Eviction Law with No Written Lease
How is eviction law different for situations where there is a lease or there isn’t a lease? It isn’t—eviction law is the same, though there are some differences regarding when a tenant can be evicted. (There are also some differences as to what a landlord can seek as damages at the same time as he or she is seeking eviction; generally, more damages may be available with a written lease.)
What Does It Mean to Lease without a Written Lease?
If there’s no written lease, a tenant is a “tenant at will” or “month-to-month” tenant. Renting without a lease is very similar—almost identical, actually—to renting with a written lease for a one-month term, which can be readily renewed by the two parties.

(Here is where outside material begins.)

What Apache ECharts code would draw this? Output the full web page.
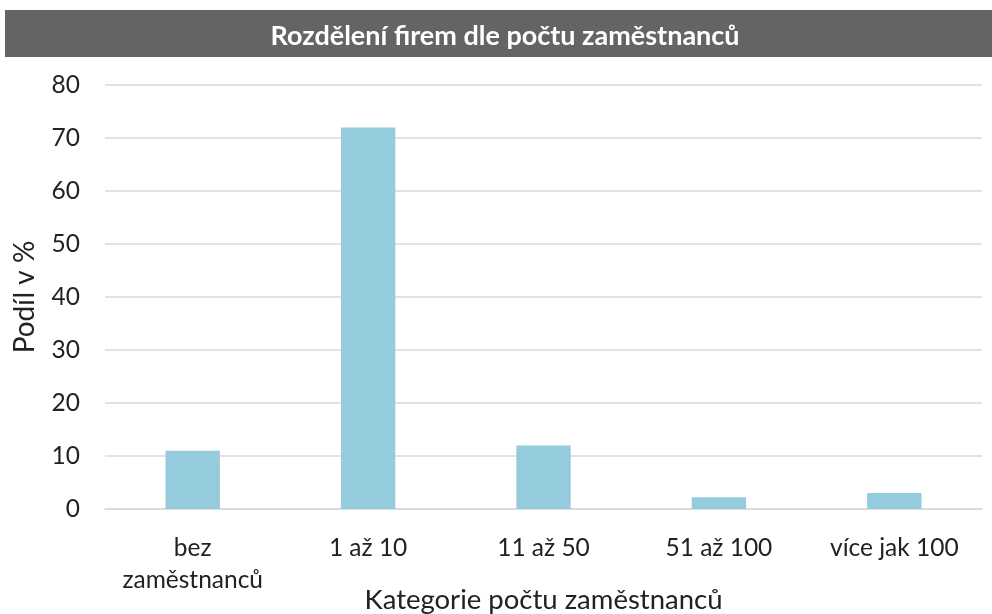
<!DOCTYPE html>
<html>
<head>
<meta charset="utf-8">
<script src="https://cdn.jsdelivr.net/npm/echarts@6/dist/echarts.min.js"></script>
<style>
  html, body { margin: 0; padding: 0; background: #fff; }
  #chartColumn { width: 992px; height: 614px; }
</style>
</head>
<body>
<div id="chartColumn"></div>
<script>
var categories = ['bez\nzaměstnanců', '1 až 10', '11 až 50', '51 až 100', 'více jak 100']
var shares = [11, 72, 12, 2.2, 3]
var titleText = 'Rozdělení firem dle počtu zaměstnanců'
var yName = 'Podíl v %'
var xName = 'Kategorie počtu zaměstnanců'

var font = 'Lato, "Open Sans", sans-serif'

var chartColumn = echarts.init(document.getElementById('chartColumn'))
chartColumn.setOption({
  animation: false,
  graphic: [{
    type: 'rect',
    shape: { x: 5, y: 10, width: 987, height: 47 },
    style: { fill: '#646466' },
    z: 0
  }],
  title: {
    text: titleText,
    left: 500,
    top: 18,
    textAlign: 'center',
    textStyle: { color: '#fff', fontSize: 27, fontWeight: 'bold', fontFamily: font }
  },
  grid: { left: 105, right: 10, top: 85, bottom: 105, outerBoundsMode: 'none', containLabel: false },
  xAxis: {
    type: 'category',
    data: categories,
    name: xName,
    nameLocation: 'middle',
    nameGap: 77,
    nameMoveOverlap: false,
    nameTextStyle: { fontSize: 27.5, color: '#222', fontFamily: font },
    axisLine: { lineStyle: { color: '#d9d9d9', width: 1.5 } },
    axisTick: { show: false },
    axisLabel: { fontSize: 24.5, color: '#222', margin: 23, lineHeight: 32, fontFamily: font, interval: 0 }
  },
  yAxis: {
    type: 'value',
    min: 0,
    max: 80,
    interval: 10,
    name: yName,
    nameLocation: 'middle',
    nameGap: 66,
    nameMoveOverlap: false,
    nameTextStyle: { fontSize: 28, color: '#222', fontFamily: font },
    axisLabel: { fontSize: 24.5, color: '#222', margin: 25, fontFamily: font },
    splitLine: { lineStyle: { color: '#d9d9d9', width: 1.5 } }
  },
  series: [{
    type: 'bar',
    data: shares,
    barWidth: '31%',
    itemStyle: { color: '#95ccdd' }
  }]
})
</script>
</body>
</html>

Essentially, the tenant has the right to the premises for a month. Either party—the tenant or the landlord—can terminate the tenancy with one month’s notice; i.e. on one month’s notice, the tenant can move out without obligations, or the landlord can tell the tenant to leave. Being a tenant at will is a lot being an employee at will: neither party needs any reason or justification to end the relationship, and neither party has any right to keep the other one from terminating it. The only caveat is that notice requirement.
However, other than as above, renting with a written lease is just like renting with a “generic” lease. The tenant has to pay rent; the landlord has to provide premises that are fit for habitation and use; the tenant can’t disturb others living in the building and also has a right to not be disturbed; and if the tenant damages the premises, the tenant is liable to repair or replace the damage.
Grounds for Eviction
Tenants may not be evicted at will. In fact, at base, there are only two basic grounds for eviction:
- The tenant breached the lease
- The lease is up and was not renewed
The most common breach of lease is non-payment of rent: if you don’t pay, you can’t stay.
When a lease term is up, the landlord does not need to renew the lease (unless there is a written lease, one of whose terms was that the lease would renew automatically or under certain conditions). Once a lease term is over, the tenant has no more right to remain. That then gets to the main practical difference between a written lease and renting without a written lease:
- Since most residential leases are one year, the landlord can only decide to not renew—and hence evict—the tenant once a year.
- Without a lease, the landlord has twelve opportunities each year to decide to not renew the rental!
Therefore, even though the law of eviction is the same for both written and unwritten leases, as a practical matter, there are many more opportunities for a landlord to evict if there is no written lease.
How an Attorney Can Help
If you’re a landlord, an attorney can make sure you’re evicting in the proper way, at the proper time—evicting improperly can incur liability. If you’re a tenant, a lawyer can’t stop a proper eviction, but can protect you from an improper one. And for both tenants and landlords, an attorney can check your state law, to see if there are any restrictions on eviction that need to be complied with.